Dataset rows
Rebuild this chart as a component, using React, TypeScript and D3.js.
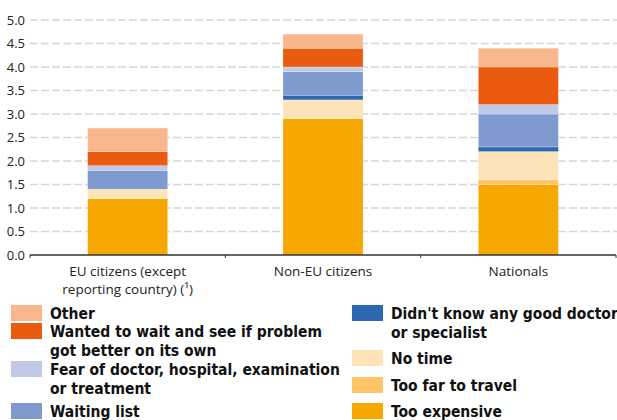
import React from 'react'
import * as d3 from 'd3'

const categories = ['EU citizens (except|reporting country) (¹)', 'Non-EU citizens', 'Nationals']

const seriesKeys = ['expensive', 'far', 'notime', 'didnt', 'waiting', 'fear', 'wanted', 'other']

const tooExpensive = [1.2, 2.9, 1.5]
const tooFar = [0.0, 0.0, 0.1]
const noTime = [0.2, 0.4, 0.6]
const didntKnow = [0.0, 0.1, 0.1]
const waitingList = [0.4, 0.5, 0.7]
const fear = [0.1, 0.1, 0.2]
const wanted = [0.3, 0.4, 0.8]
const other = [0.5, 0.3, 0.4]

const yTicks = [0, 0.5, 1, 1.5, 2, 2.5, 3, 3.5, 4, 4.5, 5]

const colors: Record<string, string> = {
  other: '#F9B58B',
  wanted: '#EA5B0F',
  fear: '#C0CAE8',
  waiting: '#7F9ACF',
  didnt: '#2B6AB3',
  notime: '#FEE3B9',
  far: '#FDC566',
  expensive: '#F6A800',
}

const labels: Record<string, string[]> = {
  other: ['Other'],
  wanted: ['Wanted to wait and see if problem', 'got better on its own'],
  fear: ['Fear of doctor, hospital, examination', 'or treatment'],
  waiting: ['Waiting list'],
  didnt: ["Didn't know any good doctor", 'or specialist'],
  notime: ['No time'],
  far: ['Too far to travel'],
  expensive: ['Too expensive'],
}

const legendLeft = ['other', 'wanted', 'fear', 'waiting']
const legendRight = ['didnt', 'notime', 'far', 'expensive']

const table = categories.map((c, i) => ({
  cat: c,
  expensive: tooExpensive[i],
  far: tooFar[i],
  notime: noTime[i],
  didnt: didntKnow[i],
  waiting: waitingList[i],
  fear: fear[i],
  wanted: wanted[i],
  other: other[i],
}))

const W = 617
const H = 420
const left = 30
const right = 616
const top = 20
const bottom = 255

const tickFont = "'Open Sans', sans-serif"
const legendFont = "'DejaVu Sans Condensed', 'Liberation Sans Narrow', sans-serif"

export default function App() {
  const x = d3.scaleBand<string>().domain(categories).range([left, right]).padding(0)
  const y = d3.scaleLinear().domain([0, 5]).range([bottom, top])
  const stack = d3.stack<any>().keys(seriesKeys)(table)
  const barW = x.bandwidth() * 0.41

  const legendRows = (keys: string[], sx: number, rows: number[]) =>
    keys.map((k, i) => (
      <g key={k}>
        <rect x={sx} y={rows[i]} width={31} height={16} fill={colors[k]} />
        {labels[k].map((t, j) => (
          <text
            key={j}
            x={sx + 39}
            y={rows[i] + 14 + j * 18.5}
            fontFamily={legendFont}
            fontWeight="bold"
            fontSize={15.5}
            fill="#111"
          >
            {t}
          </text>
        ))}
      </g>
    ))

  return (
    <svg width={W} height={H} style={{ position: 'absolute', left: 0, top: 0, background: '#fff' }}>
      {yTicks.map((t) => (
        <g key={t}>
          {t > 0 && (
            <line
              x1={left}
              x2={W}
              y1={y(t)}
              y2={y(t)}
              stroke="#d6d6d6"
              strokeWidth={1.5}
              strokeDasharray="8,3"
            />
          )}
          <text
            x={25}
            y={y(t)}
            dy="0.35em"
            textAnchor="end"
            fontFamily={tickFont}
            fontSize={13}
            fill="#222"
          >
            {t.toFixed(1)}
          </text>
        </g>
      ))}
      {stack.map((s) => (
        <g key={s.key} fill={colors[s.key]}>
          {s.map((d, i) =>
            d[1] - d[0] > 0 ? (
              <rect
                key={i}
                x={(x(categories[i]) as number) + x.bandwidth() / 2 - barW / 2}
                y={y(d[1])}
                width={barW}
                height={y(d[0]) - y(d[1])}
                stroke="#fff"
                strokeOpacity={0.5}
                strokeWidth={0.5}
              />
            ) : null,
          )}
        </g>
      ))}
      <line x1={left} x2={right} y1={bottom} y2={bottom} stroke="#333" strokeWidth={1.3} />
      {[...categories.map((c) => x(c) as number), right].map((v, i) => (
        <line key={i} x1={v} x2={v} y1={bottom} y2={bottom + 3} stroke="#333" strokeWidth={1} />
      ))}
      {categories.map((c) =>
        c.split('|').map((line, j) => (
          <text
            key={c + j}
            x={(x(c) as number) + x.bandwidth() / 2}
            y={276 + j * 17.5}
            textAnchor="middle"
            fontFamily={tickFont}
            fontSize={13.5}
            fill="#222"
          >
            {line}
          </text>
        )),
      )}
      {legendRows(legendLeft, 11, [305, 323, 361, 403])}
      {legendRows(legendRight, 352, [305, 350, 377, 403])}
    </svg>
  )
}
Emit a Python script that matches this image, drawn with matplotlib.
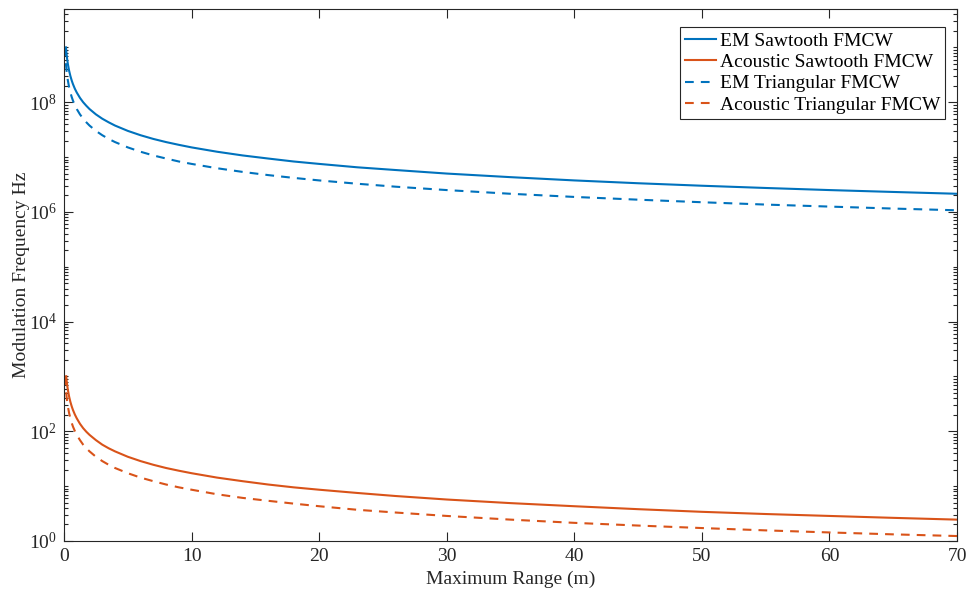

* Task instructions: Your task is to reproduce the entries above word for word, from the first line through the line with "const barW = x.bandwidth() * 0.41", and please leave out any pictures.

* Answer:
Rebuild this chart as a component, using React, TypeScript and D3.js.
import React from 'react'
import * as d3 from 'd3'

const categories = ['EU citizens (except|reporting country) (¹)', 'Non-EU citizens', 'Nationals']

const seriesKeys = ['expensive', 'far', 'notime', 'didnt', 'waiting', 'fear', 'wanted', 'other']

const tooExpensive = [1.2, 2.9, 1.5]
const tooFar = [0.0, 0.0, 0.1]
const noTime = [0.2, 0.4, 0.6]
const didntKnow = [0.0, 0.1, 0.1]
const waitingList = [0.4, 0.5, 0.7]
const fear = [0.1, 0.1, 0.2]
const wanted = [0.3, 0.4, 0.8]
const other = [0.5, 0.3, 0.4]

const yTicks = [0, 0.5, 1, 1.5, 2, 2.5, 3, 3.5, 4, 4.5, 5]

const colors: Record<string, string> = {
  other: '#F9B58B',
  wanted: '#EA5B0F',
  fear: '#C0CAE8',
  waiting: '#7F9ACF',
  didnt: '#2B6AB3',
  notime: '#FEE3B9',
  far: '#FDC566',
  expensive: '#F6A800',
}

const labels: Record<string, string[]> = {
  other: ['Other'],
  wanted: ['Wanted to wait and see if problem', 'got better on its own'],
  fear: ['Fear of doctor, hospital, examination', 'or treatment'],
  waiting: ['Waiting list'],
  didnt: ["Didn't know any good doctor", 'or specialist'],
  notime: ['No time'],
  far: ['Too far to travel'],
  expensive: ['Too expensive'],
}

const legendLeft = ['other', 'wanted', 'fear', 'waiting']
const legendRight = ['didnt', 'notime', 'far', 'expensive']

const table = categories.map((c, i) => ({
  cat: c,
  expensive: tooExpensive[i],
  far: tooFar[i],
  notime: noTime[i],
  didnt: didntKnow[i],
  waiting: waitingList[i],
  fear: fear[i],
  wanted: wanted[i],
  other: other[i],
}))

const W = 617
const H = 420
const left = 30
const right = 616
const top = 20
const bottom = 255

const tickFont = "'Open Sans', sans-serif"
const legendFont = "'DejaVu Sans Condensed', 'Liberation Sans Narrow', sans-serif"

export default function App() {
  const x = d3.scaleBand<string>().domain(categories).range([left, right]).padding(0)
  const y = d3.scaleLinear().domain([0, 5]).range([bottom, top])
  const stack = d3.stack<any>().keys(seriesKeys)(table)
  const barW = x.bandwidth() * 0.41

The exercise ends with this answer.